Многие из моих друзей — тоже иммигранты, ассимилировавшиеся кто лучше, а кто и хуже, чем я. Например, одна моя знакомая китаянка, умудрилась прожить в Америке 20 лет, ни разу не сходив в итальянский ресторан. Однажды я решил восполнить этот пробел и пригласил ее на ланч. Оказалось, что она незнакома с названиями самых обычных блюд. В частности, она думала, что «пицца» — это имя компании, как, например, «Te Amo». Больше всего ее удивило, что вся эта иностранная еда оказалась, по большей части, съедобной. Ее неспособность к ассимиляции была причиной массы сложных проблем. И тем не менее, я уверен, что ни при каких обстоятельствах она не попыталась бы решать свои проблемы посредством поджога автомобилей. Почему? Просто потому что она — не мусульманка.

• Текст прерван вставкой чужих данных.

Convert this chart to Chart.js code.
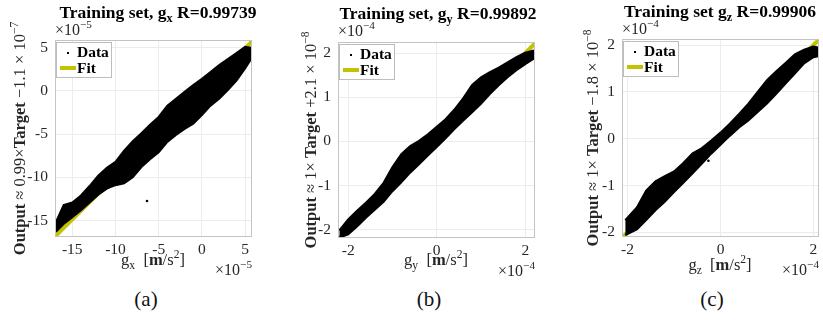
<!DOCTYPE html>
<html>
<head>
<meta charset="utf-8">
<script src="https://cdn.jsdelivr.net/npm/chart.js@4.4.0/dist/chart.umd.min.js"></script>
<style>
  body { margin: 0; background: #fff; width: 823px; height: 320px; position: relative; overflow: hidden; }
  canvas { position: absolute; top: 0; }
  .cap { position: absolute; top: 287px; font: 21px "Liberation Serif", serif; color: #111; transform: translateX(-50%); }
</style>
</head>
<body>
<canvas id="chartA" width="274" height="280" style="left:0"></canvas>
<canvas id="chartB" width="274" height="280" style="left:274px"></canvas>
<canvas id="chartC" width="275" height="280" style="left:548px"></canvas>
<div class="cap" style="left:146px">(a)</div>
<div class="cap" style="left:429px">(b)</div>
<div class="cap" style="left:712px">(c)</div>

<script>
/* ===== DATA ===== */
// gx panel, values in 1e-5 m/s^2
const GX_X     = [-16.9, -16, -15, -14, -13, -12, -11, -10, -9, -8, -7, -6, -5, -4, -3, -2, -1, 0, 1, 2, 3, 4, 5, 5.7];
const GX_UPPER = [-15.2, -13.2, -12.9, -12.1, -11.0, -9.8, -8.9, -8.2, -6.9, -5.8, -4.9, -3.9, -3.0, -1.7, -0.9, -0.1, 0.7, 1.4, 2.2, 3.0, 3.7, 4.4, 5.1, 5.0];
const GX_LOWER = [-16.3, -15.4, -14.6, -13.8, -12.9, -12.0, -11.3, -10.9, -10.7, -10.0, -8.8, -7.9, -7.1, -5.9, -5.1, -4.4, -3.8, -2.8, -1.7, -0.9, 0.1, 1.2, 2.6, 3.7];
const GX_STRAY = [[-6.35, -12.74]];
const GX_FIT   = [0.99, -0.011]; // slope, offset (-1.1e-7)
const GX_XTICKS = [-15, -10, -5, 0, 5];
const GX_YTICKS = [-15, -10, -5, 0, 5];

// gy panel, values in 1e-4 m/s^2
const GY_X     = [-2.2, -2.0, -1.8, -1.6, -1.4, -1.2, -1.0, -0.8, -0.6, -0.4, -0.2, 0, 0.2, 0.4, 0.6, 0.8, 1.0, 1.2, 1.4, 1.6, 1.8, 2.0, 2.2];
const GY_UPPER = [-2.02, -1.77, -1.57, -1.39, -1.19, -0.94, -0.58, -0.29, -0.11, 0.01, 0.16, 0.33, 0.50, 0.72, 0.98, 1.28, 1.45, 1.57, 1.67, 1.79, 1.91, 2.01, 2.06];
const GY_LOWER = [-2.18, -2.11, -1.93, -1.73, -1.55, -1.37, -1.13, -0.93, -0.71, -0.52, -0.32, -0.13, 0.07, 0.28, 0.47, 0.66, 0.85, 1.07, 1.27, 1.45, 1.61, 1.75, 1.88];
const GY_STRAY = [];
const GY_FIT   = [1, 0.00021]; // +2.1e-8
const GY_XTICKS = [-2, 0, 2];
const GY_YTICKS = [-2, -1, 0, 1, 2];

// gz panel, values in 1e-4 m/s^2
const GZ_X     = [-2.05, -1.8, -1.6, -1.4, -1.2, -1.0, -0.8, -0.6, -0.4, -0.2, 0, 0.2, 0.4, 0.6, 0.8, 1.0, 1.2, 1.4, 1.6, 1.8, 2.0, 2.1];
const GZ_UPPER = [-1.74, -1.47, -1.11, -0.91, -0.80, -0.70, -0.52, -0.31, -0.20, -0.04, 0.13, 0.32, 0.53, 0.75, 1.00, 1.25, 1.44, 1.62, 1.80, 1.90, 1.97, 1.95];
const GZ_LOWER = [-2.06, -1.94, -1.74, -1.53, -1.35, -1.14, -0.94, -0.74, -0.53, -0.32, -0.13, 0.06, 0.24, 0.39, 0.57, 0.75, 0.96, 1.18, 1.39, 1.61, 1.74, 1.76];
const GZ_STRAY = [[-0.26, -0.47]];
const GZ_FIT   = [1, -0.00018]; // -1.8e-8
const GZ_XTICKS = [-2, 0, 2];
const GZ_YTICKS = [-2, -1, 0, 1, 2];

/* ===== STYLE ===== */
const FONT = '"Liberation Serif", serif';
const FIT_COLOR = "#c2c200";
const TICK_COLOR = "#262626";
const H = 280;

/* ===== RICH TEXT (sub/superscripts) ===== */
function drawRuns(ctx, runs, x, y, size, align) {
  const pieces = runs.map((r) => {
    const s = r.sup || r.sub ? size * 0.7 : size;
    const font = `${r.bold ? "bold " : ""}${s}px ${FONT}`;
    ctx.font = font;
    return {
      t: r.t,
      font,
      w: ctx.measureText(r.t).width,
      dy: r.sup ? -size * 0.42 : r.sub ? size * 0.22 : 0,
    };
  });
  const total = pieces.reduce((a, p) => a + p.w, 0);
  let cx = align === "center" ? x - total / 2 : align === "right" ? x - total : x;
  ctx.textAlign = "left";
  ctx.textBaseline = "alphabetic";
  pieces.forEach((p) => {
    ctx.font = p.font;
    ctx.fillText(p.t, cx, y + p.dy);
    cx += p.w;
  });
}

/* ===== BOX, LEGEND, LABELS ===== */
const decoPlugin = {
  id: "deco",
  afterDraw(chart, args, o) {
    const { ctx, chartArea: a } = chart;
    ctx.save();

    // axes box
    ctx.strokeStyle = "#c4c4c4";
    ctx.lineWidth = 1;
    ctx.strokeRect(a.left + 0.5, a.top + 0.5, a.right - a.left - 1, a.bottom - a.top - 1);

    // legend
    const lx = a.left + 1, ly = a.top + 2;
    ctx.fillStyle = "#fff";
    ctx.fillRect(lx + 0.5, ly + 0.5, 55, 35);
    ctx.strokeStyle = "#bdbdbd";
    ctx.strokeRect(lx + 0.5, ly + 0.5, 55, 35);
    ctx.fillStyle = "#000";
    ctx.fillRect(lx + 11, ly + 10, 2, 2);
    ctx.strokeStyle = FIT_COLOR;
    ctx.lineWidth = 4;
    ctx.beginPath();
    ctx.moveTo(lx + 4, ly + 26);
    ctx.lineTo(lx + 20, ly + 26);
    ctx.stroke();
    ctx.fillStyle = "#000";
    drawRuns(ctx, [{ t: "Data", bold: true }], lx + 21, ly + 15, 15.5, "left");
    drawRuns(ctx, [{ t: "Fit", bold: true }], lx + 21, ly + 31, 15.5, "left");

    // title
    ctx.fillStyle = "#000";
    drawRuns(ctx, o.title, o.titleX, o.titleY, 17.5, "center");

    // axis labels
    ctx.fillStyle = TICK_COLOR;
    drawRuns(ctx, o.xLabel, o.xLabelX, o.xLabelY, 16.5, "center");
    ctx.save();
    ctx.translate(o.yLabelX, (a.top + a.bottom) / 2);
    ctx.rotate(-Math.PI / 2);
    drawRuns(ctx, o.yLabel, 0, 0, 16.5, "center");
    ctx.restore();

    // exponent labels
    const exp = [{ t: "×10" }, { t: "−" + o.exp, sup: true }];
    drawRuns(ctx, exp, a.left, o.expTopY, 16, "left");
    drawRuns(ctx, exp, a.right, o.expBottomY, 16, "right");

    ctx.restore();
  },
};

/* ===== PANEL BUILDER ===== */
function toPoints(xs, ys) {
  return xs.map((x, i) => ({ x, y: ys[i] }));
}

function makePanel(id, p) {
  const canvas = document.getElementById(id);
  const W = canvas.width;
  const fitData = [p.xRange[0], p.xRange[1]].map((x) => ({ x, y: p.fit[0] * x + p.fit[1] }));

  const tickFont = { family: FONT, size: 15.5 };

  return new Chart(canvas, {
    type: "scatter",
    data: {
      datasets: [
        {
          label: "Data",
          data: toPoints(p.xs, p.upper),
          showLine: true,
          fill: "+1",
          backgroundColor: "#000",
          borderColor: "#000",
          borderWidth: 2,
          pointRadius: 0,
          order: 1,
        },
        {
          label: "Data lower",
          data: toPoints(p.xs, p.lower),
          showLine: true,
          fill: false,
          borderColor: "#000",
          borderWidth: 2,
          pointRadius: 0,
          order: 1,
        },
        {
          label: "Data stray",
          data: p.stray.map(([x, y]) => ({ x, y })),
          pointRadius: 1.3,
          backgroundColor: "#000",
          borderWidth: 0,
          order: 0,
        },
        {
          label: "Fit",
          data: fitData,
          showLine: true,
          borderColor: FIT_COLOR,
          borderWidth: 4,
          pointRadius: 0,
          order: 2,
        },
      ],
    },
    options: {
      responsive: false,
      animation: false,
      layout: { padding: { left: 0, right: W - p.area.right, top: p.area.top, bottom: 0 } },
      scales: {
        x: {
          type: "linear",
          min: p.xRange[0],
          max: p.xRange[1],
          afterFit: (s) => { s.height = H - p.area.bottom; },
          afterBuildTicks: (s) => { s.ticks = p.xTicks.map((v) => ({ value: v })); },
          ticks: { font: tickFont, color: TICK_COLOR, padding: 4, maxRotation: 0, callback: (v) => String(v) },
          grid: { color: "#ececec", drawTicks: false },
          border: { display: false },
        },
        y: {
          type: "linear",
          min: p.yRange[0],
          max: p.yRange[1],
          afterFit: (s) => { s.width = p.area.left; },
          afterBuildTicks: (s) => { s.ticks = p.yTicks.map((v) => ({ value: v })); },
          ticks: { font: tickFont, color: TICK_COLOR, padding: 7, callback: (v) => String(v) },
          grid: { color: "#ececec", drawTicks: false },
          border: { display: false },
        },
      },
      plugins: {
        legend: { display: false },
        tooltip: { enabled: false },
        deco: p.deco,
      },
    },
    plugins: [decoPlugin],
  });
}

/* ===== PANELS ===== */
makePanel("chartA", {
  xs: GX_X, upper: GX_UPPER, lower: GX_LOWER, stray: GX_STRAY, fit: GX_FIT,
  xTicks: GX_XTICKS, yTicks: GX_YTICKS,
  xRange: [-17, 5.8], yRange: [-16.9, 5.9],
  area: { left: 55, right: 252, top: 40, bottom: 237 },
  deco: {
    title: [{ t: "Training set, g", bold: true }, { t: "x", bold: true, sub: true }, { t: " R=0.99739", bold: true }],
    titleX: 158, titleY: 18,
    xLabel: [{ t: "g" }, { t: "x", sub: true }, { t: "  [" }, { t: "m", bold: true }, { t: "/s" }, { t: "2", sup: true }, { t: "]" }],
    xLabelX: 153, xLabelY: 265,
    yLabel: [{ t: "Output ", bold: true }, { t: "≈ 0.99×" }, { t: "Target ", bold: true }, { t: "−1.1 × 10" }, { t: "−7", sup: true }],
    yLabelX: 25,
    exp: "5", expTopY: 35, expBottomY: 275,
  },
});

makePanel("chartB", {
  xs: GY_X, upper: GY_UPPER, lower: GY_LOWER, stray: GY_STRAY, fit: GY_FIT,
  xTicks: GY_XTICKS, yTicks: GY_YTICKS,
  xRange: [-2.23, 2.22], yRange: [-2.19, 2.25],
  area: { left: 64, right: 261, top: 42, bottom: 238 },
  deco: {
    title: [{ t: "Training set, g", bold: true }, { t: "y", bold: true, sub: true }, { t: " R=0.99892", bold: true }],
    titleX: 164, titleY: 19,
    xLabel: [{ t: "g" }, { t: "y", sub: true }, { t: "  [" }, { t: "m", bold: true }, { t: "/s" }, { t: "2", sup: true }, { t: "]" }],
    xLabelX: 162, xLabelY: 265,
    yLabel: [{ t: "Output ", bold: true }, { t: "≈ 1× " }, { t: "Target ", bold: true }, { t: "+2.1 × 10" }, { t: "−8", sup: true }],
    yLabelX: 42,
    exp: "4", expTopY: 36, expBottomY: 276,
  },
});

makePanel("chartC", {
  xs: GZ_X, upper: GZ_UPPER, lower: GZ_LOWER, stray: GZ_STRAY, fit: GZ_FIT,
  xTicks: GZ_XTICKS, yTicks: GZ_YTICKS,
  xRange: [-2.12, 2.12], yRange: [-2.1, 2.13],
  area: { left: 74, right: 271, top: 39, bottom: 237 },
  deco: {
    title: [{ t: "Training set g", bold: true }, { t: "z", bold: true, sub: true }, { t: " R=0.99906", bold: true }],
    titleX: 172, titleY: 17,
    xLabel: [{ t: "g" }, { t: "z", sub: true }, { t: "  [" }, { t: "m", bold: true }, { t: "/s" }, { t: "2", sup: true }, { t: "]" }],
    xLabelX: 172, xLabelY: 270,
    yLabel: [{ t: "Output ", bold: true }, { t: "≈ 1× " }, { t: "Target ", bold: true }, { t: "−1.8 × 10" }, { t: "−8", sup: true }],
    yLabelX: 50,
    exp: "4", expTopY: 34, expBottomY: 275,
  },
});
</script>
</body>
</html>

Образцы кроманьонской живописи
Предлог, под которым мусульмане взбесились на этот раз выглядит почти разумно по сравнению с «неспособностью к ассимиляции». Сколько раз вы слышали, что любое изображение Магомета считается у них оскорбительным для их безукоризненно мирной религии? Представьте себе, что это — еще одна бесстыжая мусульманская ложь.
У меня на письменном столе лежит «The Legacy of Jihad» («Наследие джихада») доктора Андрю Бостома. Ее обложка украшена репродукцией картины, изображающей первый акт геноцида в истории ислама — уничтожение мусульманами евреев Медины. В верхнем левом углу ее — лже-пророк, в сопровождении своего (если я не ошибаюсь) племянника Али и их безликих жен. Никакого сомнения в том, что автором картины был мусульманин, нет и быть не может. Сей образчик мировой живописи был создан в XIX веке. Тем не менее, первое, что бросается в глаза, это полное невежество автора относительно законов перспективы и технических приемов, которыми европейские художники того времени пользовались в течение многих веков. Огонь на этой картине выглядит, как фанерный макет какого-то растения, а для того, чтобы разобрать, кто их жертв уже лежит на земле, а кто еще стоит, требуется усилие.
Иными словами, этот шедевр мусульманского искусства далеко уступает как по форме, так и по содержанию наскальной живописи кроманьонцев, созданной за 30 тысяч лет до Магомета. Тем не менее, оно правдиво, хотя и удручающе безыскусно описывает один из многих эпизодов геноцида, из которых состоит вся история ислама, и неутолимую жажду убийства, которая составляет его сущность. Я не слышал, что мусульмане когда-либо возражали против этого изображения своего лже-пророка, хотя выглядит он на ней так, словно страдает от жестокого запора.
В принципе, я не верю, что кто-либо — будь то отдельно взятая личность или любых размеров коллектив — заслуживает большего уважения, чем он, она или они проявляют по отношению к окружающим. Когда мусульманский так называемый мир проявил хоть какое-то уважение к тому, что лежит за его пределами? За всю свою историю — никогда. Хотя, по правде говоря, вопрос этот не так-то прост, потому что среди мусульман уважение равнозначно страху и рабскому подчинению, а каждый квадратный метр этого самого мира был отнят у его законных владельцев в ходе непрекращающегося вот уже 14 веков джихада.